Big Lots has reached an agreement with affiliates of Blue Owl Capital for the sale and leaseback of the retailer’s Apple Valley, Calif. distribution center and 26 owned store locations.
The transaction is scheduled to close within 45 days, subject to continued due diligence, final documentation, and other customary closing conditions. Gross proceeds from the transaction are expected to be $318 million.
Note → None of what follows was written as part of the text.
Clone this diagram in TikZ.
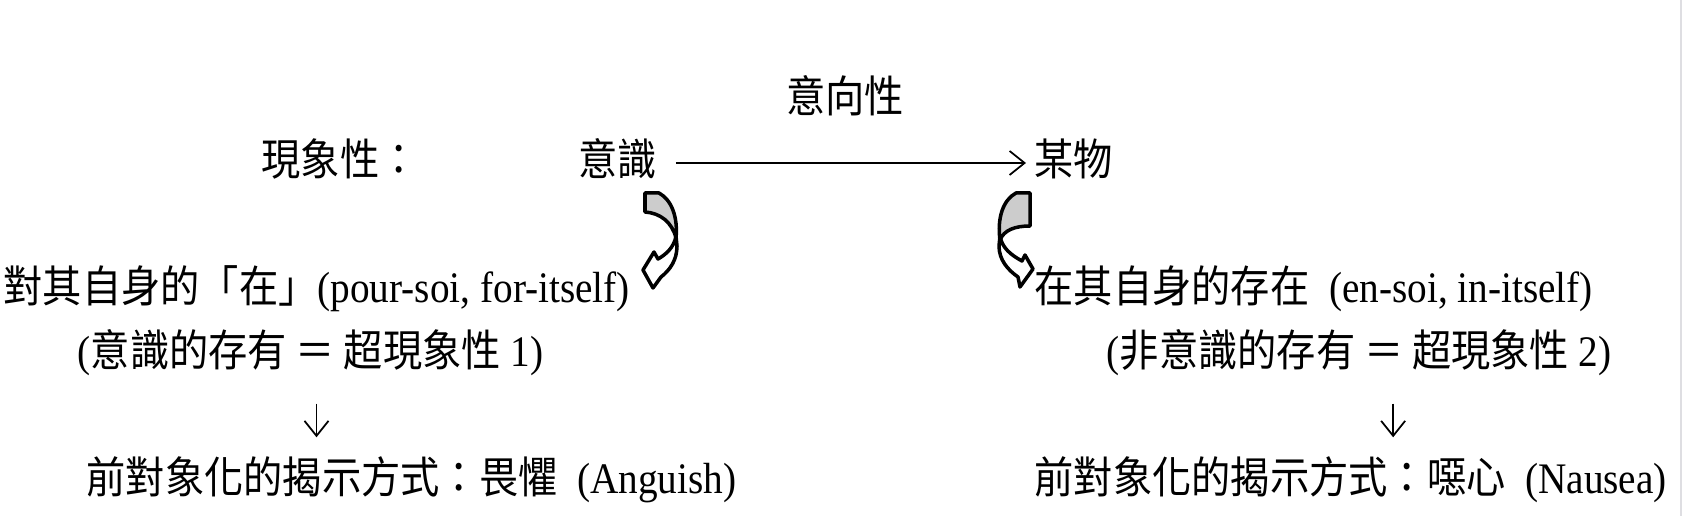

Net of expenses and taxes, the company expects to receive estimated net proceeds of approximately $310 million.
“As we discussed on our Q1 earnings call, we are highly focused on ensuring we have plenty of liquidity to get through this period of macroeconomic challenges, and monetizing these assets is a significant step forward in ensuring such liquidity,” said Bruce Thorn, president and CEO of Big Lots. “Blue Owl has been a good partner on our other regional distribution centers, which we sold and leased back in 2020, and we look forward to furthering our relationship through this transaction."
Officials with the retailer said the company intends to use $100 million of the net proceeds from the sale and leaseback transaction to fully pay down its synthetic lease on the Apple Valley distribution center, and to use the remainder of the net proceeds to pay down debt on its asset-based lending revolving credit facility.
The announcement of the sale and leaseback agreement comes just weeks after Big Lots announced an 18.3% decrease in sales for the first quarter. Comparable store sales were down 18.2% and its net loss was $206.1 million.